Non solo. In un periodo in cui la retorica hype-trionfalista-positivista attorno a Milano è arrivata a vertici siderali, e dove al massimo ci sono polemiche molto “a favore di social” sul costo della vita e degli affitti ma sempre da una prospettiva da studente mantenuto o da lavoratore del terziario culturale sofisticato, e in un periodo in cui generale la canzone (indie) italiana è rivolta quasi solo al proprio puccioso ombelico e il rap al proprio SWAG, le parole di Carma nei pezzi – ma anche proprio il modo di suonare nella band – evocano qualcosa di più autentico, di più sentito, di meno “social” e pronto ad essere “consumato”, e di più invece serio, concentrato, a fuoco rispetto alla realtà meno on line. Qualcosa di più “carnale”, ecco. Una piacevole ventata di realtà e di vita. Lo ripetiamo: sia nei testi che nella musica.
Perché negli Studio Murena, seppur con grande competenza tecnica (arrivano quasi tutti dagli studi colti al Conservatorio, alcuni di loro con l’illustre Riccardo Sinigaglia: mica cazzi), c’è comunque una reale urgenza. Ed è una urgenza spoglia di ogni compiacimento e strizzata d’occhio a “ciò che funziona”, e più incline a fidarsi del “tremendismo” della creatività pura. Più che Glasper, Kamasi, Snarky Puppy o Bonobo, questi Studio Murena ricordano gli Area. Non sono “dolcemente complicati”, no, sono maledettamente veri e diretti, oltre che bravi.

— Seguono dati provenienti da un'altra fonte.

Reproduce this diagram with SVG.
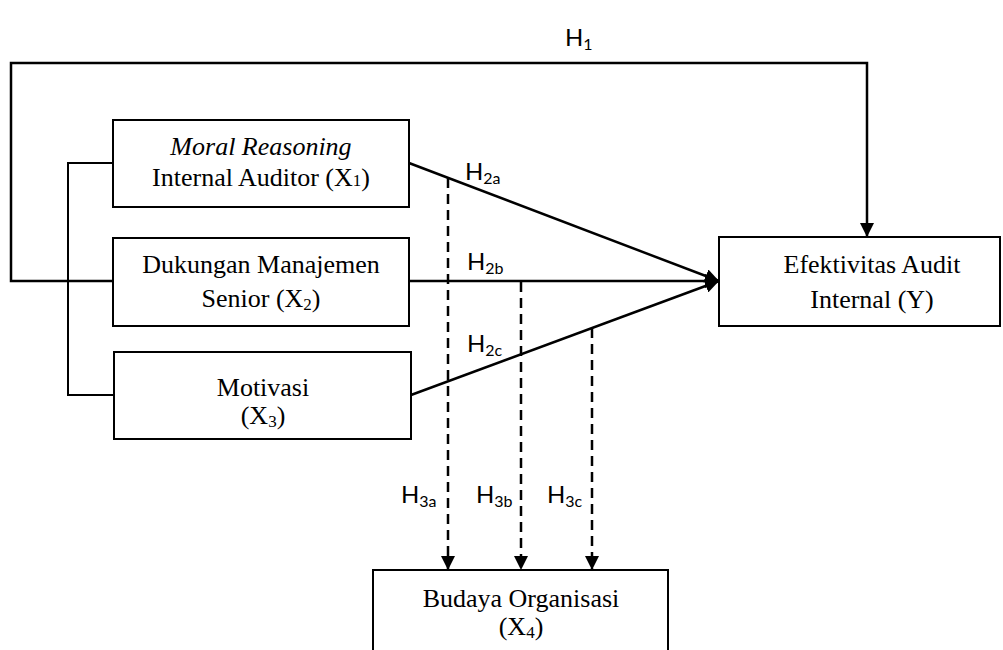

In una riga: “WadiruM” per quanto ci riguarda è uno dei dischi italiani più importanti dell’anno e, nota personale e ci si sposta alla prima persona singolare, credo gli vorrò bene così come ne ho voluto ormai quasi trent’anni fa a “Sempre più vicini” dei Casino Royale, parlando sempre di “Milano” come categoria del pensiero e dell’emotività del sopravvivere nei tempi moderni. Ecco: se certi apprezzamenti e certe sensazioni di vicinanza le provi così raramente e le appioppi una volta ogni vent’anni o passa, vuol dire che questo disco t’ha colpito davvero. Non stai solo facendo una recensione a favore d’applauso e di simpatia. Diteci se fa lo stesso effetto su di voi. Sia come sia, evviva i dischi così. Che siano su major o meno.